ÖSYM: “Silah ve başörtüsü giremez!”

Öğrenci Seçme ve Yerleştirme Merkezi’nin (ÖSYM) 2010 yılında yapılacak üniversiteye giriş sınavına girecek adaylara ve sınavlarda çalışacak salon ve bina görevlilerine yönelik hazırladığı tanıtım filmindeki ilginç ayrıntı dikkat çekiyor.

Salon ve Bina Görevlilerine yönelik hazırlanan filmde, sınava alınacak öğrencilerin, “Kılık ve kıyafetleri yürürlükteki mevzuata uygun bulunmayanlar ile yanında silah ile uygun olmayan benzer eşyaları taşıyan adaylar sınav binasına alınmaz” uyarıları yer alıyor! Uyarının diğer bir manası ise herkesin bildiği gibi, başörtülüler bu yıl da üniversiteye giriş sınavına giremeyecek.

Tanıtım filmleri aday ve görevlilere yönelik olarak ayrı ayrı yapıldı. Öğrencileri uyarmak için hazırlanan filmde ise adayların haberleşme cihazlarıyla sınava alınmayacağı belirtilerek, “Aday kılık ve kıyafetini ilgili mevzuata uygun giyinmiş bir halde sınavın başlamasından en az bir saat önce sınav binasının önünde olacak bir şekilde evden çıkmalıdır” denildi ve eklendi, “Kılık ve kıyafeti sınava uygun olmayanlar sınav salonuna alınsa bile sınvları geçersin sayılır.”

ÖSYM, adaylara, bina görevlileri, salon başkanları ve gözetmenler ile sınav evrakı koruma kuryelerine yönelik üç tane tanıtım filmi hazırladı. Hazırlanan dört filmden üçünde de “Kılık kıyafeti uygun olmayanlar sınava alınmaz” denildi. Yıllardır zulme maruz kalan başörtülülerin mağduriyeti bu yıl yapılacak sınavlarda da devam edecek.

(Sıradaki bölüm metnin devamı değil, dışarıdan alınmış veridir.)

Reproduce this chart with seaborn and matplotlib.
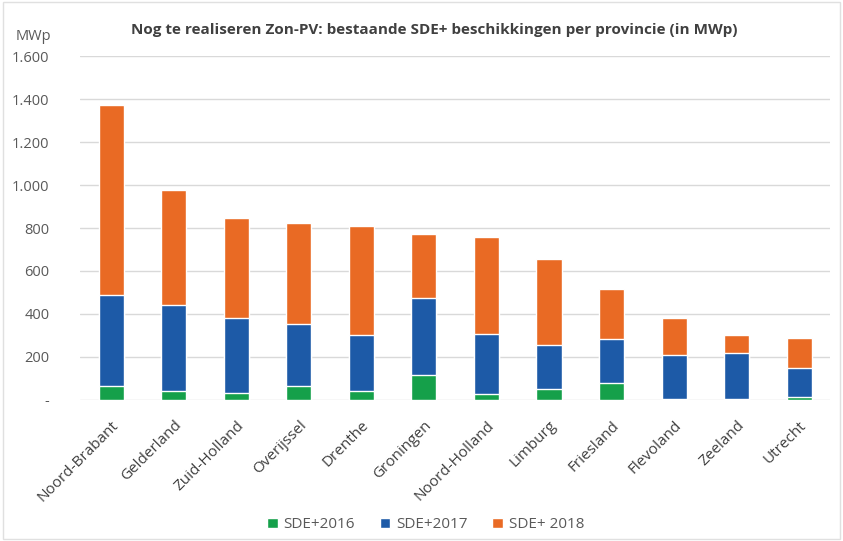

Yeni anayasada bu sorun çözülmeli

Özgür-Der Yönetim Kurulu Üyesi Hülya Şekerci, konuyla ilgili yaptığı açıklamada ‘Şu anda gündemde yeni anayasa tartışmaları var. Başörtüsü sorunu da kesinlikle yeni anayasa bağlamında bir çözüme kavuşturulmalı, anayasada net bir şekilde çözüm getirilmeli. Türkiye’nin en önemli sorunlarından biri de başörtüsü yasağıdır. Darbecilerin 28 Şubat sürecinde Müslümanlara yönelik uyguladıkları insan hakları ihlallerinin başında geliyor. Hükümet gerçekten bir çözüm istiyorsa bu soruna odaklanmalı. ÖSYM hiç olmazsa tanıtım filminde bu uyarıyı yapmayabilirdi. Bu ifadeler yasakta kararlılık beyan etmenin ötesinde bir anlam ifade etmiyor.’ ifadelerini kullandı.

“Yasakçılar suç işliyor”

Şekerci ayrıca “Öğrenim mevzuatında hiçbir şekilde, kılık kıyafeti engelleyici bir düzenleme yok ama yargı sistemiyle böyle keyfi bir düzen oluşturuldu. ÖSYM’nin bu filminde, “Kılık kıyafet mevzuatına uygunluk şartı” deniliyor fakat böyle bir mevzuat ya da öğrencilerin başörtüleriyle, sınava, sınıfa, kampüse giremez diye bir kanun yok. Öğrencilerin buna karşı yapması gereken şey ise suç duyurusunda bulunmak olmalıdır” dedi.